> **EXERCISE GOAL**:
Pictures aside, quote the whole listing exactly.

> **GIVEN MATERIAL**:

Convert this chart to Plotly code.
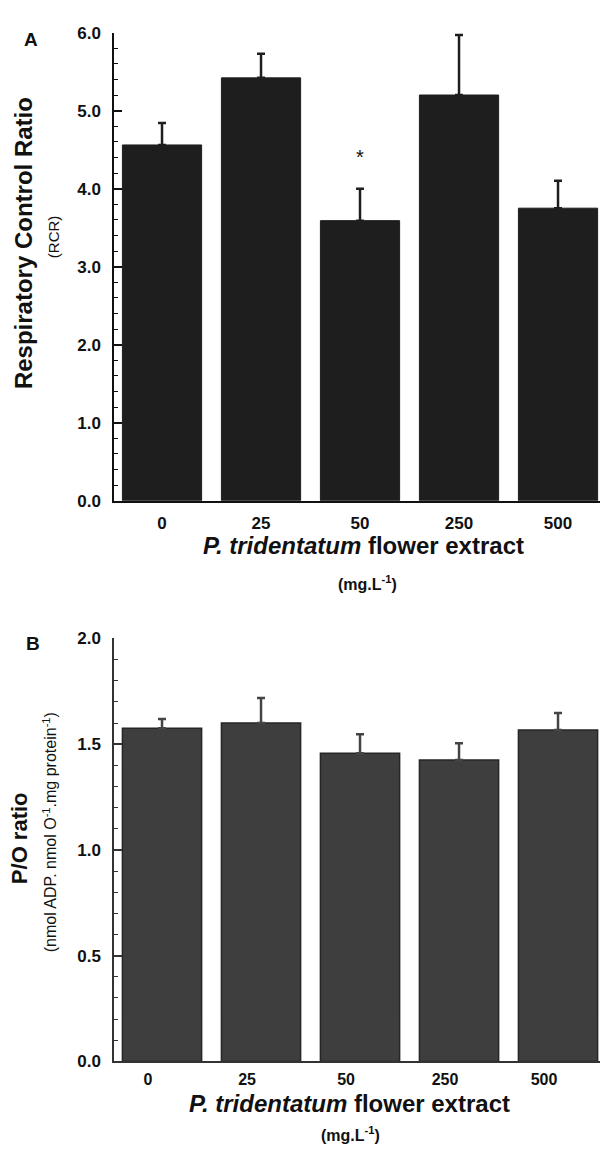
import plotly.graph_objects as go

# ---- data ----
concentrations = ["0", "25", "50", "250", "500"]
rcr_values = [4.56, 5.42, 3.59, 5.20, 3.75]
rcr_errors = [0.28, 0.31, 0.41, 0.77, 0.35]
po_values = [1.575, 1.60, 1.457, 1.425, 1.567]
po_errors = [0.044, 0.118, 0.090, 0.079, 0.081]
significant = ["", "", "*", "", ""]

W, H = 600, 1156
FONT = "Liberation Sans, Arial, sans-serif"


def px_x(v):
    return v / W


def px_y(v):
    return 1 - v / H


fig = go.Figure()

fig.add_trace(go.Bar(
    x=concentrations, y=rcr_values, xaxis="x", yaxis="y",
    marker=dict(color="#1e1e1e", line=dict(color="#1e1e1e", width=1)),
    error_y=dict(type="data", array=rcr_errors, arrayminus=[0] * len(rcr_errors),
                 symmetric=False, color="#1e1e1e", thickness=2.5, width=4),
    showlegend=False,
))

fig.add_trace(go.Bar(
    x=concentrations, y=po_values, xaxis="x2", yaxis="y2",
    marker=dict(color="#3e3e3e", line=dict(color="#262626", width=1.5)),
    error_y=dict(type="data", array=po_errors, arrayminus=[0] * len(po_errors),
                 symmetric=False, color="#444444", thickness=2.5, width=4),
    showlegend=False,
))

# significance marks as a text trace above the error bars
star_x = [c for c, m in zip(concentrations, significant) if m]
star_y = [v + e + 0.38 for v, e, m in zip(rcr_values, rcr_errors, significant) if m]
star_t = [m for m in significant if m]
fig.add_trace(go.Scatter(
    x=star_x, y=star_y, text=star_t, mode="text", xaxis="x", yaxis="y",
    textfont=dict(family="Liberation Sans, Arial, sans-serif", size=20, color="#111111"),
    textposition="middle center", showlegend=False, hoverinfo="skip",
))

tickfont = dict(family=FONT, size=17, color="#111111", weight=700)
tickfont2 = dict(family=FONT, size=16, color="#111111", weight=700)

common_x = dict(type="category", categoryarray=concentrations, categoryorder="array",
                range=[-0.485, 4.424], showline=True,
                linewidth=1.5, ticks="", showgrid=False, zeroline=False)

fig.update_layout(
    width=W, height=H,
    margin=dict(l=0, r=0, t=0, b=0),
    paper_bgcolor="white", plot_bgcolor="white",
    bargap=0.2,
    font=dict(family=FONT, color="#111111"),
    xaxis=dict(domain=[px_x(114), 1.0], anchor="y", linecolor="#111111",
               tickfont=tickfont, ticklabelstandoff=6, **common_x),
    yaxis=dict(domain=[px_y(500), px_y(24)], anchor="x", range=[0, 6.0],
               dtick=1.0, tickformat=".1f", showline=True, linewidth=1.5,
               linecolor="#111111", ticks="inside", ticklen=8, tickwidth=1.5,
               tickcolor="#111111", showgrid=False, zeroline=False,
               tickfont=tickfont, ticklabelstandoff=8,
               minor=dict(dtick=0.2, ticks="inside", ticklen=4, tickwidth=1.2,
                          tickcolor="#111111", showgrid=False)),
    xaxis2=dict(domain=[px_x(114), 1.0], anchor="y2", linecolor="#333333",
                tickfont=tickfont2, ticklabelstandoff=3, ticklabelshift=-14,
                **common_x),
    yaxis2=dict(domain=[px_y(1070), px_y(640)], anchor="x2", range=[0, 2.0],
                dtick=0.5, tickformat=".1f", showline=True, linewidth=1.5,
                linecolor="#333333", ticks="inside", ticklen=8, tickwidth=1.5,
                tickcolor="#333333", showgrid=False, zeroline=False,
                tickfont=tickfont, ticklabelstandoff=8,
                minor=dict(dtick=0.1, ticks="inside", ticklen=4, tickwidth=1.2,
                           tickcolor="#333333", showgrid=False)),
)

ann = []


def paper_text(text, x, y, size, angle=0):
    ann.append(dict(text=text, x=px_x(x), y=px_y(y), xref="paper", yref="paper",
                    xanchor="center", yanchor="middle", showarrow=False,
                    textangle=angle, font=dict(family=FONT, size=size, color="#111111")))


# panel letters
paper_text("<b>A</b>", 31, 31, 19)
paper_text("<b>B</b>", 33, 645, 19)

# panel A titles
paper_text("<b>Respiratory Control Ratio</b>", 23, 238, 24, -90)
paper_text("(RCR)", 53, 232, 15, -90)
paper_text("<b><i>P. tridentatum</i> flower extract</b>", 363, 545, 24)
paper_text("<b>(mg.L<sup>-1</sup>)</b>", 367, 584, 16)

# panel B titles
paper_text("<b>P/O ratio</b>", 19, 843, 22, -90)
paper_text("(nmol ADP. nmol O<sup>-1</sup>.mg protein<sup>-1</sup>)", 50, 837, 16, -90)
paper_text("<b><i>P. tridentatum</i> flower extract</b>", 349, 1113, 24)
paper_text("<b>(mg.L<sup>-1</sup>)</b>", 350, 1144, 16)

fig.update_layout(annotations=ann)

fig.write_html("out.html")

> **OUTPUT FOR THIS TASK**:
Convert this chart to Plotly code.
import plotly.graph_objects as go

# ---- data ----
concentrations = ["0", "25", "50", "250", "500"]
rcr_values = [4.56, 5.42, 3.59, 5.20, 3.75]
rcr_errors = [0.28, 0.31, 0.41, 0.77, 0.35]
po_values = [1.575, 1.60, 1.457, 1.425, 1.567]
po_errors = [0.044, 0.118, 0.090, 0.079, 0.081]
significant = ["", "", "*", "", ""]

W, H = 600, 1156
FONT = "Liberation Sans, Arial, sans-serif"


def px_x(v):
    return v / W


def px_y(v):
    return 1 - v / H


fig = go.Figure()

fig.add_trace(go.Bar(
    x=concentrations, y=rcr_values, xaxis="x", yaxis="y",
    marker=dict(color="#1e1e1e", line=dict(color="#1e1e1e", width=1)),
    error_y=dict(type="data", array=rcr_errors, arrayminus=[0] * len(rcr_errors),
                 symmetric=False, color="#1e1e1e", thickness=2.5, width=4),
    showlegend=False,
))

fig.add_trace(go.Bar(
    x=concentrations, y=po_values, xaxis="x2", yaxis="y2",
    marker=dict(color="#3e3e3e", line=dict(color="#262626", width=1.5)),
    error_y=dict(type="data", array=po_errors, arrayminus=[0] * len(po_errors),
                 symmetric=False, color="#444444", thickness=2.5, width=4),
    showlegend=False,
))

# significance marks as a text trace above the error bars
star_x = [c for c, m in zip(concentrations, significant) if m]
star_y = [v + e + 0.38 for v, e, m in zip(rcr_values, rcr_errors, significant) if m]
star_t = [m for m in significant if m]
fig.add_trace(go.Scatter(
    x=star_x, y=star_y, text=star_t, mode="text", xaxis="x", yaxis="y",
    textfont=dict(family="Liberation Sans, Arial, sans-serif", size=20, color="#111111"),
    textposition="middle center", showlegend=False, hoverinfo="skip",
))

tickfont = dict(family=FONT, size=17, color="#111111", weight=700)
tickfont2 = dict(family=FONT, size=16, color="#111111", weight=700)

common_x = dict(type="category", categoryarray=concentrations, categoryorder="array",
                range=[-0.485, 4.424], showline=True,
                linewidth=1.5, ticks="", showgrid=False, zeroline=False)

fig.update_layout(
    width=W, height=H,
    margin=dict(l=0, r=0, t=0, b=0),
    paper_bgcolor="white", plot_bgcolor="white",
    bargap=0.2,
    font=dict(family=FONT, color="#111111"),
    xaxis=dict(domain=[px_x(114), 1.0], anchor="y", linecolor="#111111",
               tickfont=tickfont, ticklabelstandoff=6, **common_x),
    yaxis=dict(domain=[px_y(500), px_y(24)], anchor="x", range=[0, 6.0],
               dtick=1.0, tickformat=".1f", showline=True, linewidth=1.5,
               linecolor="#111111", ticks="inside", ticklen=8, tickwidth=1.5,
               tickcolor="#111111", showgrid=False, zeroline=False,
               tickfont=tickfont, ticklabelstandoff=8,
               minor=dict(dtick=0.2, ticks="inside", ticklen=4, tickwidth=1.2,
                          tickcolor="#111111", showgrid=False)),
    xaxis2=dict(domain=[px_x(114), 1.0], anchor="y2", linecolor="#333333",
                tickfont=tickfont2, ticklabelstandoff=3, ticklabelshift=-14,
                **common_x),
    yaxis2=dict(domain=[px_y(1070), px_y(640)], anchor="x2", range=[0, 2.0],
                dtick=0.5, tickformat=".1f", showline=True, linewidth=1.5,
                linecolor="#333333", ticks="inside", ticklen=8, tickwidth=1.5,
                tickcolor="#333333", showgrid=False, zeroline=False,
                tickfont=tickfont, ticklabelstandoff=8,
                minor=dict(dtick=0.1, ticks="inside", ticklen=4, tickwidth=1.2,
                           tickcolor="#333333", showgrid=False)),
)

ann = []


def paper_text(text, x, y, size, angle=0):
    ann.append(dict(text=text, x=px_x(x), y=px_y(y), xref="paper", yref="paper",
                    xanchor="center", yanchor="middle", showarrow=False,
                    textangle=angle, font=dict(family=FONT, size=size, color="#111111")))


# panel letters
paper_text("<b>A</b>", 31, 31, 19)
paper_text("<b>B</b>", 33, 645, 19)

# panel A titles
paper_text("<b>Respiratory Control Ratio</b>", 23, 238, 24, -90)
paper_text("(RCR)", 53, 232, 15, -90)
paper_text("<b><i>P. tridentatum</i> flower extract</b>", 363, 545, 24)
paper_text("<b>(mg.L<sup>-1</sup>)</b>", 367, 584, 16)

# panel B titles
paper_text("<b>P/O ratio</b>", 19, 843, 22, -90)
paper_text("(nmol ADP. nmol O<sup>-1</sup>.mg protein<sup>-1</sup>)", 50, 837, 16, -90)
paper_text("<b><i>P. tridentatum</i> flower extract</b>", 349, 1113, 24)
paper_text("<b>(mg.L<sup>-1</sup>)</b>", 350, 1144, 16)

fig.update_layout(annotations=ann)

fig.write_html("out.html")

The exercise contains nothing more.